On Dec. 28 at 3:38 p.m., Livonia police were dispatched to the Plymouth Target for a retail fraud call for a group of six to eight girls stealing, who then appeared to try to steal from Walmart as well and then caused a disturbance at nearby C&C Nails, the police report says.

While responding to the retail theft call, Livonia officers arrived on site at Walmart evacuating because of a a bomb threat called in by unavailable number.

Police from Novi, Bloomfield Township, Ann Arbor and Southfield responded to the incident.

On Nov. 20 at 6:29 PM, Livonia police received a report of a bomb threat at a Livonia Walmart on Plymouth Road relayed through an online chat from the National Suicide Hotline that claimed to put a timed detonator on a “pressure cooker bomb.”

The individual claimed to have planted a bomb set to detonate in 20 minutes and no longer wanted it to go off but was too far away to stop it.

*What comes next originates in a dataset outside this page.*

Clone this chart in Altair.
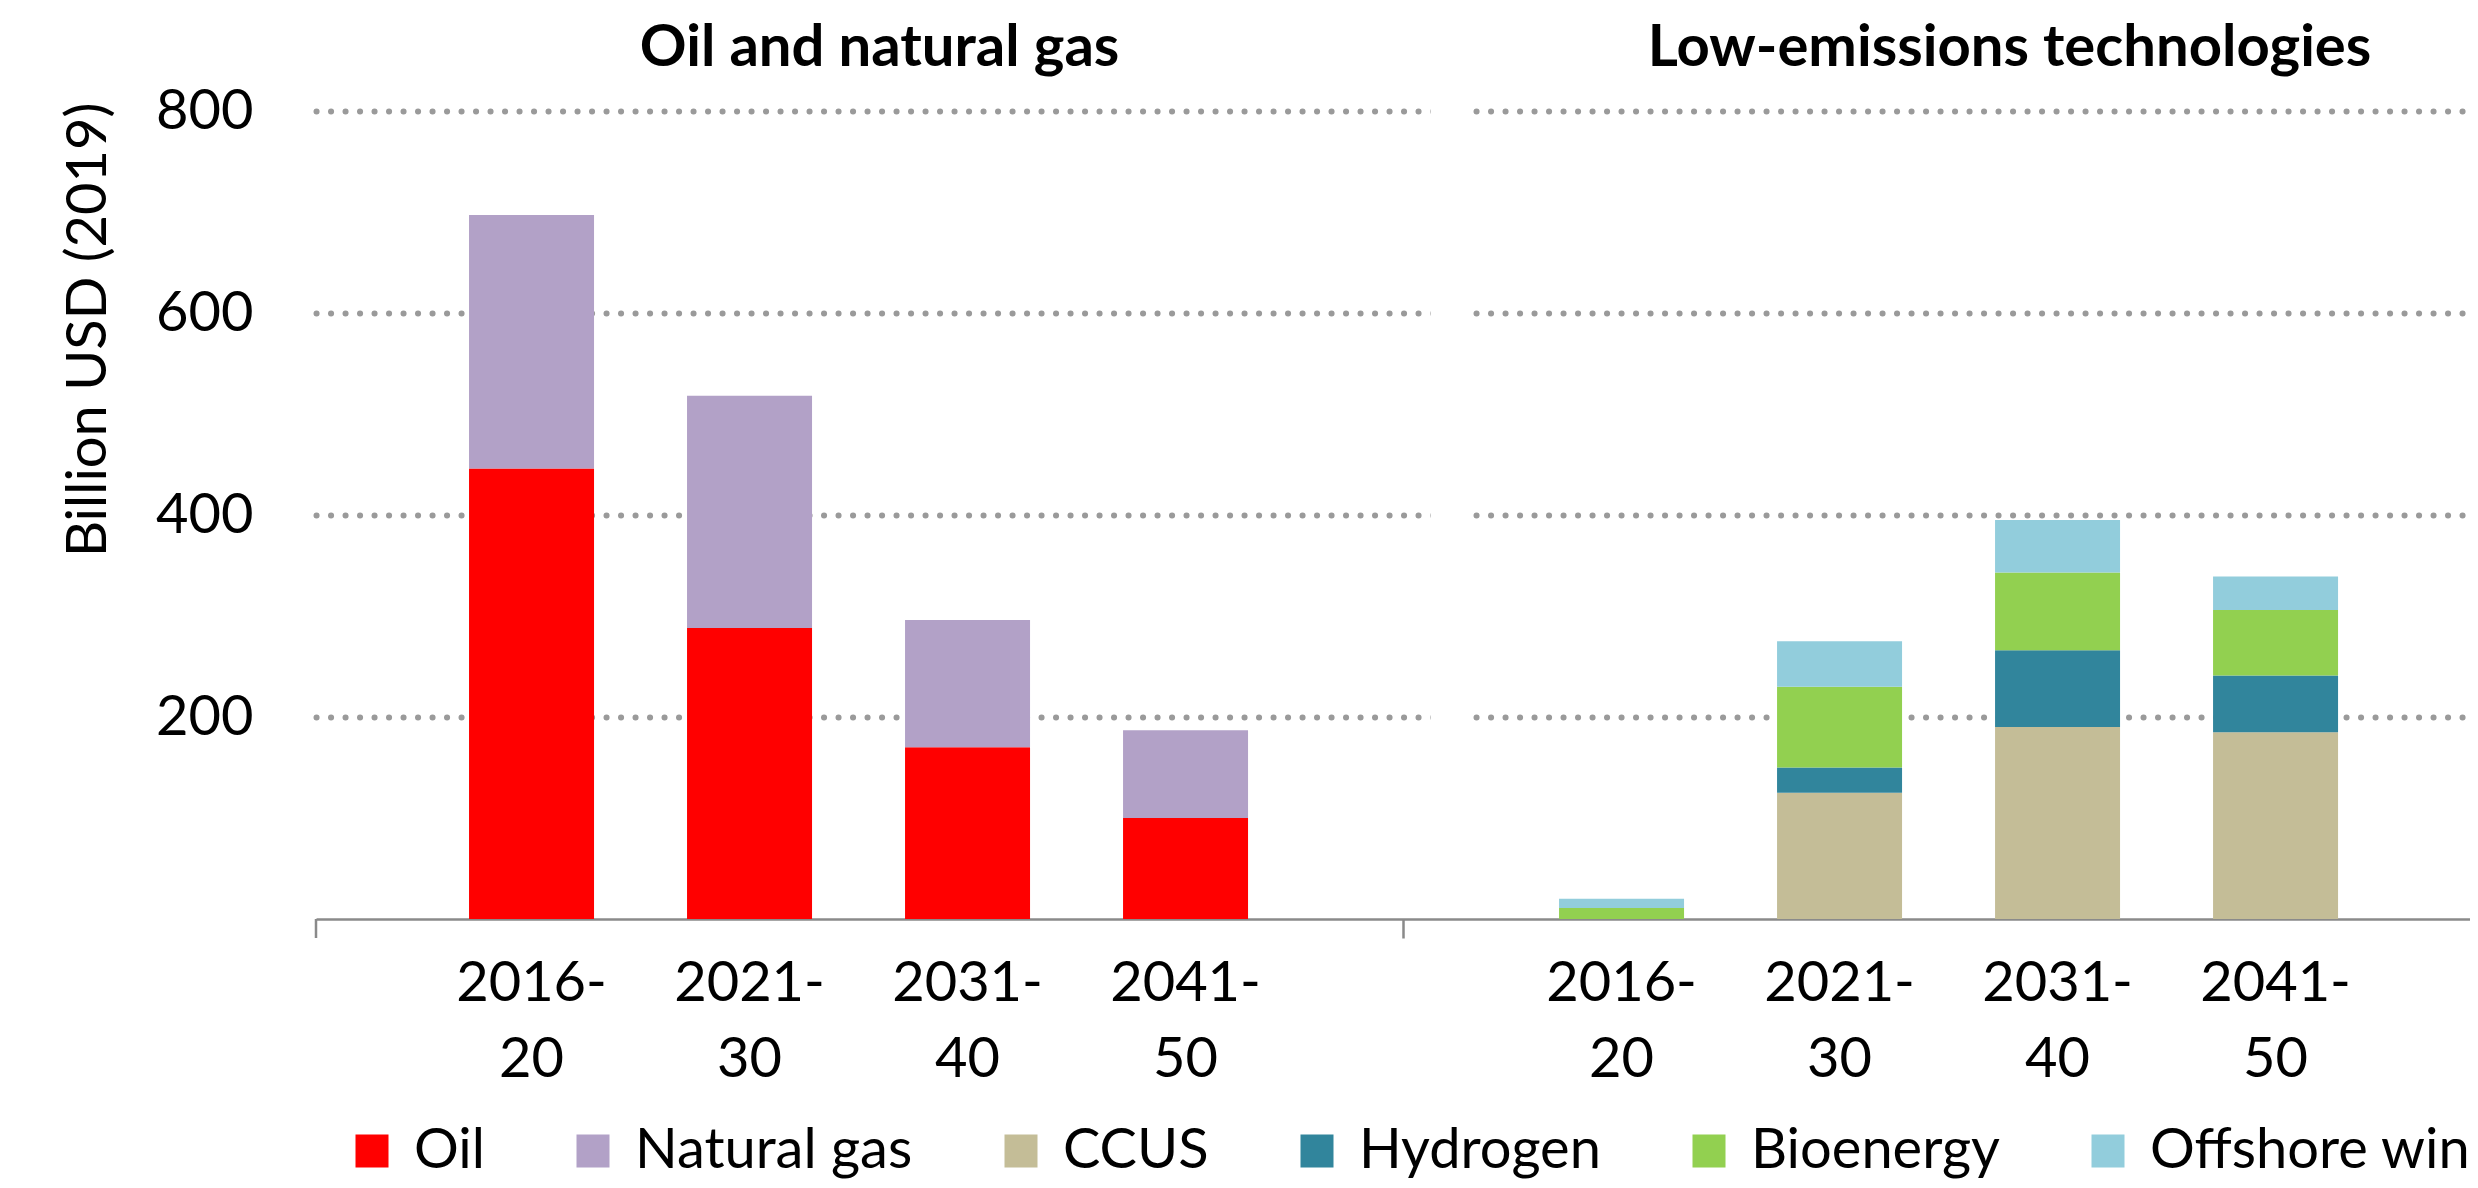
import altair as alt
import pandas as pd

# ---- data ----
periods = ["2016-20", "2021-30", "2031-40", "2041-50"]
panels = ["Oil and natural gas", "Low-emissions technologies"]

oil = [446, 288, 170, 100]
natural_gas = [251, 230, 126, 87]
ccus = [0, 125, 190, 185]
hydrogen = [0, 25, 76, 56]
bioenergy = [11, 80, 77, 65]
offshore_wind = [9, 45, 52, 33]

series_names = ["Oil", "Natural gas", "CCUS", "Hydrogen", "Bioenergy", "Offshore wind"]
series_colors = ["#FF0000", "#B2A1C7", "#C4BD97", "#31859C", "#92D050", "#92CDDC"]
y_ticks = [200, 400, 600, 800]
y_title = "Billion USD (2019)"

GAP = "gap"
series_panel = [panels[0], panels[0], panels[1], panels[1], panels[1], panels[1]]
series_values = [oil, natural_gas, ccus, hydrogen, bioenergy, offshore_wind]

rows = []
for k, (name, panel, vals) in enumerate(zip(series_names, series_panel, series_values)):
    for p, v in zip(periods, vals):
        rows.append({"slot": f"{panel}|{p}", "series": name, "value": v, "order": k})
df = pd.DataFrame(rows)

x_domain = [f"{panels[0]}|{p}" for p in periods] + [GAP] + [f"{panels[1]}|{p}" for p in periods]

FONT = "Lato"
GRAY = "#8a8a8a"

x_scale = alt.Scale(domain=x_domain, paddingInner=0.4266, paddingOuter=0.6536, align=0.537)
y_scale = alt.Scale(domain=[0, 800], nice=False)

label_expr = (
    "datum.value == 'gap' ? '' : "
    "[substring(split(datum.value, '|')[1], 0, 5), substring(split(datum.value, '|')[1], 5)]"
)

x_axis = alt.Axis(
    title=None,
    labelExpr=label_expr,
    labelFont=FONT,
    labelFontSize=56,
    labelColor="black",
    labelLineHeight=76,
    labelPadding=18,
    labelAlign="center",
    labelBaseline="top",
    labelAngle=0,
    labelOverlap=False,
    labelFlush=False,
    labelLimit=0,
    tickSize=19,
    tickWidth=2.5,
    tickColor=GRAY,
    tickOpacity={"condition": {"test": "datum.value == 'gap'", "value": 1}, "value": 0},
    domainColor=GRAY,
    domainWidth=2.5,
    grid=False,
)

y_axis = alt.Axis(
    values=y_ticks,
    title=y_title,
    titleFont=FONT,
    titleFontSize=56,
    titleFontWeight="normal",
    titleColor="black",
    titleAngle=270,
    titleAlign="right",
    titleBaseline="alphabetic",
    titleX=-211,
    titleY=-9,
    labelFont=FONT,
    labelFontSize=56,
    labelColor="black",
    labelPadding=63,
    ticks=False,
    domain=False,
    grid=True,
    gridColor="#9a9a9a",
    gridDash=[0.1, 14.4],
    gridCap="round",
    gridWidth=6,
)

base = alt.Chart(df)

bars = base.mark_bar().encode(
    x=alt.X("slot:N", scale=x_scale, axis=x_axis, sort=x_domain),
    y=alt.Y("value:Q", stack="zero", scale=y_scale, axis=y_axis),
    color=alt.Color(
        "series:N",
        scale=alt.Scale(domain=series_names, range=series_colors),
        legend=alt.Legend(
            orient="none",
            legendX=28,
            legendY=1012,
            direction="horizontal",
            columns=6,
            title=None,
            symbolType="square",
            symbolSize=1089,
            symbolStrokeWidth=0,
            symbolOpacity=1,
            labelFont=FONT,
            labelFontSize=56,
            labelColor="black",
            labelOffset=14,
            labelLimit=1000,
            columnPadding=80,
        ),
    ),
    order=alt.Order("order:Q", sort="ascending"),
)

# gap in the dotted gridlines next to the panel divider
gap_df = pd.DataFrame({"slot": [GAP]})
gap_mask = alt.Chart(gap_df).mark_bar(color="white", width=38, xOffset=46).encode(
    x=alt.X("slot:N", scale=x_scale, sort=x_domain),
    y=alt.value(-6),
    y2=alt.value(804),
)

# tick at the left end of the category axis
left_tick = alt.Chart(gap_df).mark_rule(color=GRAY, strokeWidth=2.5).encode(
    x=alt.value(0), y=alt.value(808), y2=alt.value(827)
)

titles_df = pd.DataFrame({
    "title": panels,
    "slot": [f"{panels[0]}|{periods[1]}", f"{panels[1]}|{periods[2]}"],
})
title_left = alt.Chart(titles_df).transform_filter(
    alt.datum.title == panels[0]
).mark_text(font=FONT, fontSize=58, fontWeight="bold", color="black",
            align="center", baseline="alphabetic", dx=130).encode(
    x=alt.X("slot:N", scale=x_scale, sort=x_domain), y=alt.value(-45), text="title:N"
)
title_right = alt.Chart(titles_df).transform_filter(
    alt.datum.title == panels[1]
).mark_text(font=FONT, fontSize=58, fontWeight="bold", color="black",
            align="center", baseline="alphabetic", dx=-48).encode(
    x=alt.X("slot:N", scale=x_scale, sort=x_domain), y=alt.value(-45), text="title:N"
)

chart = alt.layer(gap_mask, bars, left_tick, title_left, title_right).properties(
    width=2154,
    height=808,
    autosize=alt.AutoSizeParams(type="none"),
    padding={"left": 308, "top": 103, "right": 0, "bottom": 265},
    background="white",
).configure_view(stroke=None)

chart.save("out.html", embed_options={"renderer": "svg", "actions": False})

Police searched 13 aisles, the entire store exterior, and all the bathrooms but found nothing of concern.

The message’s IP address returned near Atlanta, Georgia.

When police respond to a call, it could be a traffic crash, crisis intervention, or a homicide. Every time a bomb threat is reported, it can take about three hours to clear a Walmart supercenter that’s roughly 182,000 square feet counting bathrooms, the parking lot, employee interviews, and reviewing camera footage.

In 2021, the Livonia Police Department received 40,899 service calls and 49,586 in 2022.